It seems to me there must be either some kind of config corruption happening when the ssl certificate is imported, or there is a bug in the config parser/loader that I am hitting.

 

 

Anyone else seen this or anything similar that may help to fix/workaround?

 

 

Thanks

 

 

Perry

 

 

  • i understand you are talking about c1040720. i did a little bit test and yes i agree with you that it could be a bug.

    these are my log.

    [root@LB01:Standby] config  cat /var/log/ltm
    Feb  6 14:15:26 LB01 err mcpd[4679]: 01071392:3: Background command '/usr/bin/rsync --rsync-path=/usr/bin/rsync -at --blocking-io  /var/named/  rsync://192.168.0.2/var_name' failed. The command exited with status 23.
    
    [root@LB02:Active] log  cat /var/log/ltm
    Feb  6 14:15:05 LB02 err mcpd[4811]: 0107134b:3: (Child rsync being terminated due to timeout.

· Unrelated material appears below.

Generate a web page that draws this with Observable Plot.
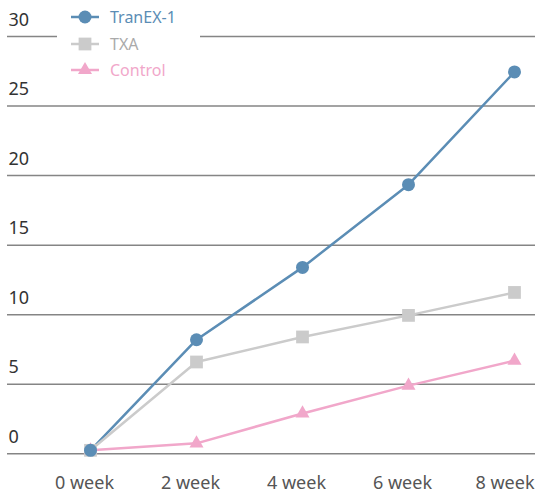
<!DOCTYPE html>
<html>
<head>
<meta charset="utf-8">
<script src="https://cdn.jsdelivr.net/npm/d3@7"></script>
<script src="https://cdn.jsdelivr.net/npm/@observablehq/plot@0.6"></script>
<style>
  html, body { margin: 0; padding: 0; background: #fff; }
  #wrap { position: relative; width: 535px; height: 494px; font-family: "Noto Sans", sans-serif; }
  #legend { position: absolute; left: 57px; top: 0; width: 143px; height: 84px; background: #fff; }
  .row { position: absolute; left: 0; height: 24px; display: flex; align-items: center; font-size: 16px; }
  .row svg { margin-left: 14px; margin-right: 11px; }
</style>
</head>
<body>
<div id="wrap"><div id="chart"></div><div id="legend"></div></div>
<script>
const weeks = ["0 week", "2 week", "4 week", "6 week", "8 week"];
const tranex = [0.25, 8.2, 13.4, 19.35, 27.45];
const txa = [0.25, 6.6, 8.4, 9.95, 11.6];
const control = [0.25, 0.75, 2.9, 4.9, 6.7];
const yTicks = [0, 5, 10, 15, 20, 25, 30];
const seriesNames = ["TranEX-1", "TXA", "Control"];
const colors = ["#5b8db5", "#cbcbcb", "#f1a7ca"];
const textColors = ["#5b8db5", "#aaaaaa", "#f1a7ca"];
const symbols = ["circle", "square", "triangle"];

const values = [tranex, txa, control];
const data = [];
seriesNames.forEach((s, i) => weeks.forEach((w, j) => data.push({series: s, week: w, value: values[i][j]})));

const byS = s => data.filter(d => d.series === s);
const marks = [
  Plot.ruleY(yTicks, {stroke: "#858585", strokeWidth: 1.5}),
  Plot.text(yTicks, {y: d => d, text: d => String(d), frameAnchor: "left", textAnchor: "start", lineAnchor: "bottom", dy: -11, dx: 1, fontSize: 18, fill: "#333"}),
  Plot.axisX(weeks.slice(0, 4), {tickSize: 0, tickPadding: 22, fontSize: 18, color: "#555", dx: -6}),
  Plot.axisX(weeks.slice(4), {tickSize: 0, tickPadding: 22, fontSize: 18, color: "#555", textAnchor: "end", dx: 20}),
];
[0, 1, 2].forEach(i => {
  marks.push(Plot.line(byS(seriesNames[i]), {x: "week", y: "value", stroke: colors[i], strokeWidth: 2.5}));
});
const rs = [6.5, 7.2, 5.2];
[2, 1, 0].forEach(i => {
  marks.push(Plot.dot(byS(seriesNames[i]), {x: "week", y: "value", fill: colors[i], symbol: symbols[i], r: rs[i]}));
});

const chart = Plot.plot({
  width: 535,
  height: 494,
  marginLeft: 7,
  marginRight: 0,
  marginTop: 36,
  marginBottom: 40.7,
  style: {fontFamily: "'Noto Sans', sans-serif", background: "#fff"},
  x: {type: "point", domain: weeks, range: [89.5, 513.5], padding: 0, label: null},
  y: {domain: [0, 30], range: [453.3, 36], axis: null},
  marks
});
document.getElementById("chart").appendChild(chart);

// legend
const legend = d3.select("#legend");
const rowTops = [5, 32, 58];
seriesNames.forEach((s, i) => {
  const row = legend.append("div").attr("class", "row").style("top", rowTops[i] + "px").style("color", textColors[i]);
  const svg = row.append("svg").attr("width", 28).attr("height", 24);
  svg.append("line").attr("x1", 0).attr("x2", 28).attr("y1", 12).attr("y2", 12).attr("stroke", colors[i]).attr("stroke-width", 2.5);
  svg.append("path").attr("transform", "translate(14,12)")
    .attr("d", d3.symbol(i === 0 ? d3.symbolCircle : i === 1 ? d3.symbolSquare : d3.symbolTriangle, Math.PI * rs[i] * rs[i])())
    .attr("fill", colors[i]);
  row.append("span").text(s);
});
</script>
</body>
</html>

Total size in Kb: 20 timeout in secs: 10 start-time: Mon Feb  6 14:14:53 2012  max-end-time: Mon Feb  6 14:14:53 2012  time now: Mon Feb  6 14:14:53 2012 ) errno(0) errstr().
    Feb  6 14:15:06 LB02 notice mcpd[4811]: 01071038:5: Unit key read from the hardware.
    Feb  6 14:15:06 LB02 err mcpd[4811]: 01070712:3: Caught configuration exception (0), Failed to sync files. - sys/validation/FileObject.cpp, line 5565.
    Feb  6 14:15:06 LB02 err mcpd[4811]: 01071488:3: Remote transaction for device group /Common/XXXXX-DeviceGroup to commit id 6 5706025887953349833 /Common/LB01.xxxxx.xxx failed with error Failed to sync files. - sys/validation/FileObject.cpp, line 5565.
    
  • Hi nitass

     

     

    Thanks for feedback - my support agent is raising this to Severity 3 although I am asking if it can be moved to Severity 2. I am keen to get resolution as this is preventing me from deploying new business critical VIP's to our F5's.

     

     

    If it is a LTM bug, what are the typical turnround times for a hotfix release (I obviously understand that this would have to go through your own testing process) ?

     

     

    Regards

     

     

    Perry
  • i tried to convert PKCS12 to PEM but it did not help. anyway, after deleting the problem certificate/key, configsync worked just fine.

     

     

    i have not had any other idea yet. anyway, i guess log message on LB02 may be more useful than the one on LB01.

     

     

    support engineer will work with Engineering Service to confirm whether it is bug or not and what workaround/hotfix is.

     

     

    by the way, Jaspreet is one of the best engineer we have.

     

     

    cheer!
  • This has been confirmed as a bug in the LTM 11.1 bug id 378505 but fortunately there is a workaround

     

     

    Add the two /etc/hosts entries to the Standby

     

    tmsh modify sys global-settings remote-host add { yourhostname1 {addr yourprivateselfipforhost1 hostname yourhostname1}}

     

    tmsh modify sys global-settings remote-host add { yourhostname2 {addr yourprivateselfipforhost2 hostname yourhostname2}}

     

     

    Push this minor config update to the Active

     

    tmsh run cm config-sync to-group yourdevicegroup

     

     

    Save the config state on the Active and Standby units

     

    tmsh save sys config partitions all

     

     

    I can confirm that this workaround worked for me
  • I faced the similar issue with exception (0), Failed to sync files. - sys/validation/FileObject.cpp, line 5565.

     

     

    The issue was the time was not in sync on both devices, once the time is synchronize I was able to Sync the devices.

     

  • @Bakir_abdel - glad it worked for you.

     

     

    I'm now on LTM v11.1.0 Hotfix 2027.0 (HF2) as there were some further memory management issues in 1953 that were affecting us.

     

     

    From F5 support I understand that LTM v11.2 is imminent which I am again keen to load up as that contains a fix for https://support.f5.com/kb/en-us/solutions/public/13000/400/sol13493.html which again is something that is causing us issues meaning I have temporarily disabled web acceleration (ramcache) on our F5's

     

     

    I would really recommend that you take a qkview and upload it to iHealth as that will scan your config for any other errors as that spotted the above issue for me.

     

     

    Perry
  • Hi Daniel

     

     

    Glad that worked second time around - I was going to suggest that you checked your config on the line that was failing for use of reserved words - we have had cases where using a reserved word - even as a datagroup value was enough under certain circumstances to cause the config to fail to load.

     

     

    Regards

     

     

    Perry